Megan holds a bachelor's degree in English literature from the University of Pennsylvania and an M.B.A. from the University of Chicago. After a lifetime as a New Yorker, she now resides in northwest Washington, D.C., where she is still trying to figure out what one does with an apartment larger than 400 square feet.

The brazenness of it all

By Megan McArdle
Dec 17 2008, 11:09 AM ET Comment

An exchange with a reader reveals that what he got from this post was not the possibly interesting theory that blatant fraud maybe harder to uncover than envelope pushing, but that I'm excusing the SEC.  I'm not.  It's early days yet, but I'm going to go ahead and assume that at least several people at the SEC deserve to be fired for their pitiful oversight.  Similarly, I think it was perfectly just to fire Howell Raines over Jayson Blair.

That outright fraud is hard to detect doesn't mean that it's okay to let it go undetected for decades.  It's hard to know exactly what one could have known, in another's place; hindsight bias is damn-near overpowering.  But I'm going to go ahead and say that both the SEC should have known that a firm with a tiny audit firm and no outside custodian needed a very hard second look.

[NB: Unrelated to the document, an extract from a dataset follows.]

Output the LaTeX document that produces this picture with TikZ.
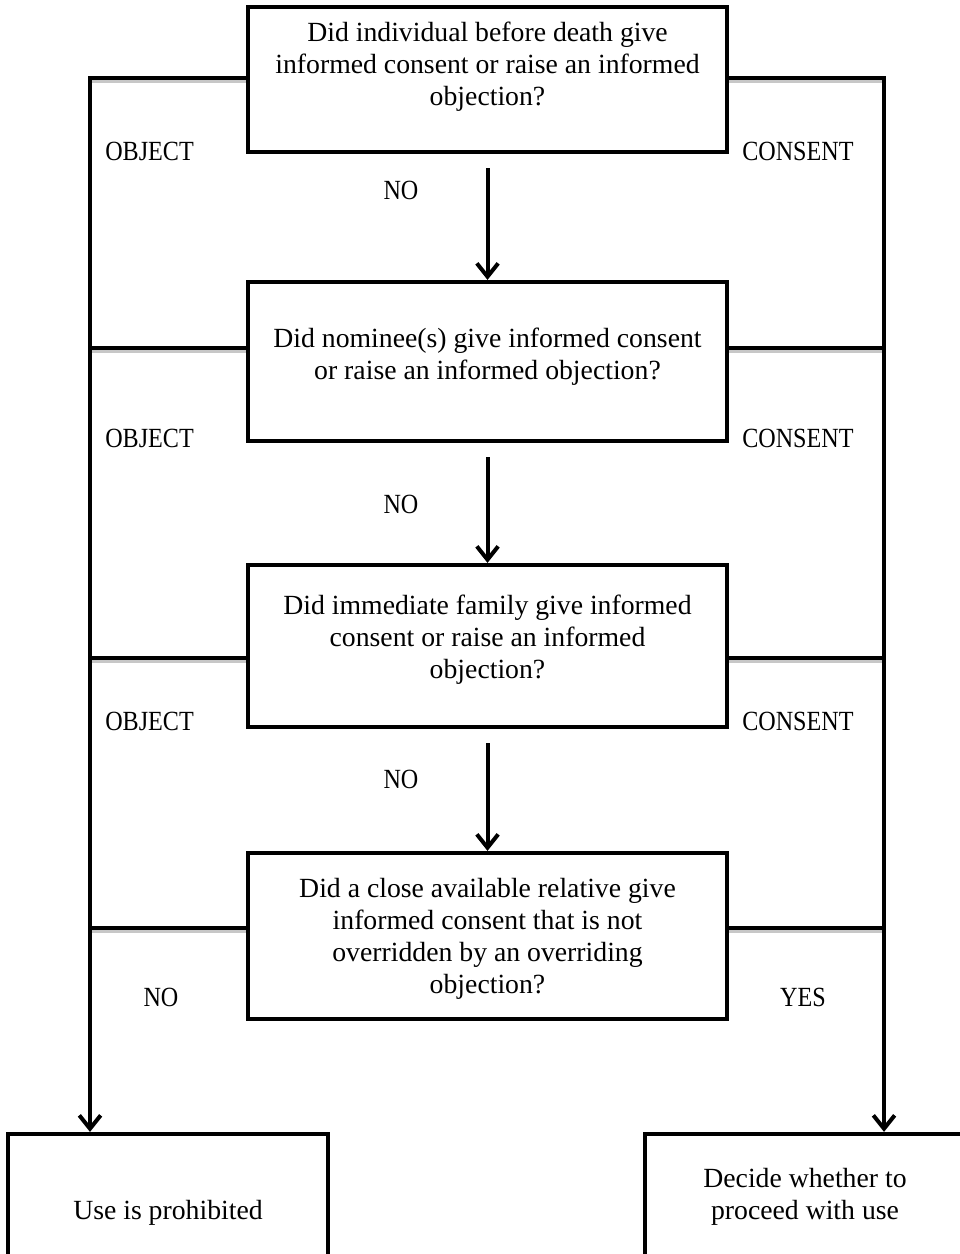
\documentclass[tikz,border=0pt]{standalone}
\usepackage{fontspec}
\setmainfont{Liberation Serif}
\newfontfamily\capsfont[FakeStretch=0.87]{Liberation Serif}
\usepackage{tikz}
\usetikzlibrary{arrows.meta}
\tikzstyle{qbox} = [draw, rectangle, line width=3.2pt, inner sep=0pt]
\tikzstyle{qtext} = [align=center, inner sep=0pt, font=\fontsize{20.8pt}{24pt}\selectfont]
\tikzstyle{lbl} = [inner sep=0pt, font=\capsfont\fontsize{20.8pt}{24pt}\selectfont]
\tikzstyle{rail} = [line width=3pt]
\tikzstyle{ghost} = [line width=1.6pt, draw=black!22]
\tikzstyle{es} = [line width=3pt, -{Straight Barb[length=10pt,width=16pt,line width=3pt]}]

\begin{document}
\begin{tikzpicture}[x=0.75pt,y=-0.75pt]
			\useasboundingbox (0,0) rectangle (960,1254);
			% question boxes
			\node[qbox, minimum width=359.25pt, minimum height=108.75pt] (q1) at (487.5,79.5) {};
			\node[qtext] (q1text) at (487.5,67) {Did individual before death give\\informed consent or raise an informed\\objection?};
			\node[qbox, minimum width=359.25pt, minimum height=119.25pt] (q2) at (487.5,361.5) {};
			\node[qtext] (q2text) at (487.5,357) {Did nominee(s) give informed consent\\or raise an informed objection?};
			\node[qbox, minimum width=359.25pt, minimum height=121.5pt] (q3) at (487.5,646) {};
			\node[qtext] (q3text) at (487.5,640) {Did immediate family give informed\\consent or raise an informed\\objection?};
			\node[qbox, minimum width=359.25pt, minimum height=124.5pt] (q4) at (487.5,936) {};
			\node[qtext] (q4text) at (487.5,939) {Did a close available relative give\\informed consent that is not\\overridden by an overriding\\objection?};
			% outcome boxes
			\node[qbox, minimum width=240pt, minimum height=105.75pt] (use) at (168,1204.5) {};
			\node[qtext] (usetext) at (168,1213) {Use is prohibited};
			\node[qbox, minimum width=247.5pt, minimum height=105.75pt] (dec) at (810,1204.5) {};
			\node[qtext] (dectext) at (805,1197) {Decide whether to\\proceed with use};
			% main line
			\draw[es] ([yshift=-10.5pt]q1.south) -- (q2.north);
			\draw[es] ([yshift=-10.5pt]q2.south) -- (q3.north);
			\draw[es] ([yshift=-10.5pt]q3.south) -- (q4.north);
			% side rails
			\foreach \y/\q in {81.5/q1,351.5/q2,661.5/q3,931.5/q4} {
				\draw[ghost] (90,\y) -- (\q.west |- 0,\y);
				\draw[ghost] (\q.east |- 0,\y) -- (884,\y);
			}
			\draw[es] (q1.west |- 0,78) -| (use.north -| 90,0);
			\draw[es] (q1.east |- 0,78) -| (dec.north -| 884,0);
			\foreach \y/\q in {348/q2,658/q3,928/q4} {
				\draw[rail] (\q.west |- 0,\y) -- (90,\y);
				\draw[rail] (\q.east |- 0,\y) -- (884,\y);
			}
			% labels
			\foreach \y [count=\i] in {151,438,721} {
				\node[lbl, anchor=west] (obj\i) at (105,\y) {OBJECT};
				\node[lbl, anchor=west] (con\i) at (742,\y) {CONSENT};
			}
			\foreach \y [count=\i] in {190,504,779} {
				\node[lbl] (no\i) at (401,\y) {NO};
			}
			\node[lbl] (nofinal) at (161,997) {NO};
			\node[lbl] (yesfinal) at (803,997) {YES};
		\end{tikzpicture}
\end{document}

So it's not by way of excusing the SEC or the fund managers who didn't pick it up; not at all.  I'm just interested in the theory that it might actually be harder to detect outright fraud than "aggressive" accounting or financial structuring.  The aggressive have to work with the stubborn material of relaity, and there is a limit to how far they can bend it to their will.  The fabulist, on the other hand, can cut "reality" to suit.

Consider some of the most famous frauds of the last few years.  Compare Michael Bellesiles to Stephen Ambrose and Doris Kearns Goodwin, for example.  It was much, much harder to convince people of Bellesiles' guilt--in part, yes, because he was closer to the establishmen than Ambrose and Goodwin, but also in part because it was so hard to check his sins.  Ambrose and Goodwin had text that was easily compared with other texts.  Bellesiles had counts that only he had ever done of often imaginary archives located in out-of-the-way places.  Indeed, had he confined his fraud only to imaginary archives, he might never have been caught.

Or think of Jayson Blair, Stephen Glass, Jack Kelley; the latter two got away with their crimes for years.  As long as they faked their notes, there was no one to complain.  The longest and most successful fraud was committed by Jack Kelley, who was also the most total fabulist--but careful to make the "events" he wrote about occur in remote, hard-to-check locales, with sources and quotes that were just slightly too good, rather than outright unbelievable.

Think of Worldcom, with its outright fraud.  Some analysts could, and did, think there was something wrong about Enron--its off balance sheet activity was multiplying too fast.  Enron was brought down by those fears, which trashed its credit and thus destroyed its ability to trade. But Worldcom didn't get fancy with special purpose vehicles; they just flat out claimed that their operating expenses were actually investment, like you classifying your electric bill as an investment in the electric utility.  They created an entire reality with their estimates that internet usage was doubling every nine months.  They were brought low not by crack outside investigators, but because the holes in their cash flow became too big to hide, and their own internal auditors spotted the problem.

It seems to me that Madoff falls into that same category, and that he was so successful because, like Jack Kelley, he kept his fraud modest.  He didn't produce spectacular returns--he underperformed the market when it had a good year.  What he did was produce unbelievably steady returns.  His fund was just slightly too good to be true.  And because he was in a position to create, with his trading firm, a complete alternate reality for investors, it took a long, long time to catch him.

There were red flags; that doesn't mean that the fraud couldn't be detected.  It just meant that it was less likely to be detected before serious money was lost.  Which is probably a valuable guide to making this sort of thing less likely in the future.